Sources indicated that the EC, convinced that the changes it had proposed in October in the manifesto guidelines, which form part of the model code, will enhance financial transparency on poll promises and help the voter make an informed decision, is likely to go ahead with the necessary changes. In all probability, the assembly elections in Meghalaya, Nagaland, Tripura and Karnataka — due in the first half of 2023 — will see rollout of the standardised declaration by parties on promise-wise expenditure, targeted beneficiaries and intended sources of funding of their manifesto promises.
That the EC was never in doubt about its initiative was evident when CEC Rajiv Kumar had, while announcing polls in Himachal in October, pointed to a large number of democracies across the world facing serious macro-economic crises on account of populism. He had clarified that the EC’s basic principle behind mooting a standardised format for disclosures by parties on source of funding of their promises was to balance the democratic right of the parties to make poll promises with their responsibility to offer the voter transparency on economic aspects of those promises.
“Our existing MCC guidelines talk of two things — which is also the judicial pronouncement (by the Supreme Court) in the Balaji case — rationale of the promise and ways and means to fulfil that promise. What is being attempted (by EC) is only to provide a standardised format to make that rationale as well as ways and means known. Let the voter decide,” said Kumar, who TOI learned, had to devise the standardised proforma from scratch in the absence of any blueprint.
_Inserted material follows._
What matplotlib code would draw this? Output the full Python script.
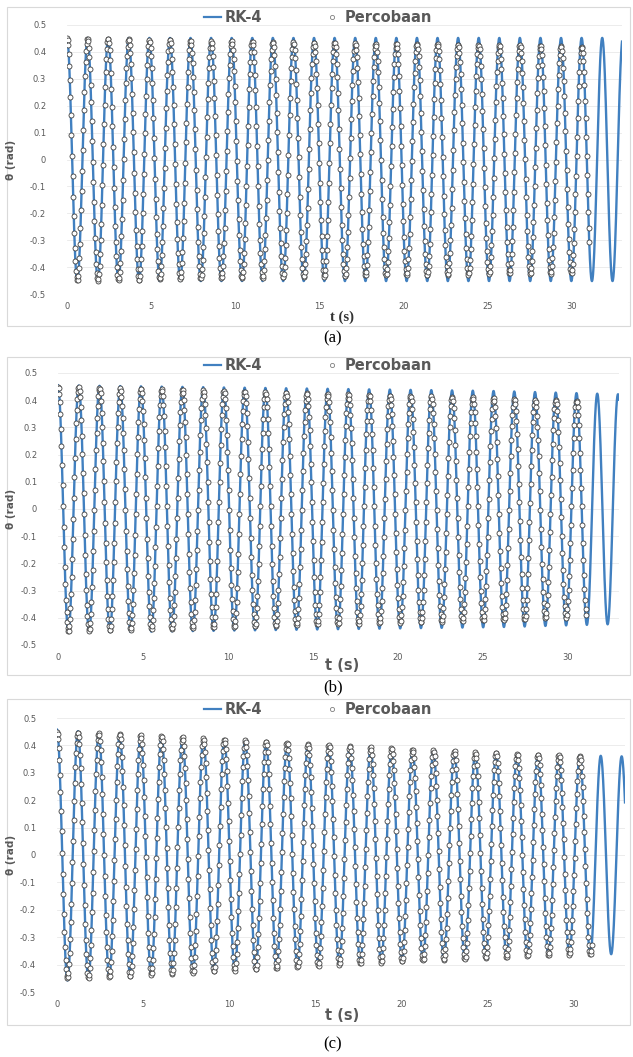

Incidentally, the EC has refrained from getting into the issue of defining a “freebie” or distinguishing it from a poll promise. An EC official said apart from requiring transparency from parties on poll promises, the standardised format would also require the party in power to offer a report card on the state of its finances as it seeks re-election.
TOI has learned that the EC may have consciously chosen not to move ahead with the proposal it had circulated to around 60 recognised national and regional parties on October 4, 2022, and sought their comments by October 19, as the assembly polls in Himachal and Gujarat as well as other bypolls got under way. There was a sense that rushing the initiative on financial transparency of poll promises could lead to a situation where the EC may be seen as siding with the BJP, which has been at the forefront of the campaign against “poll freebies”.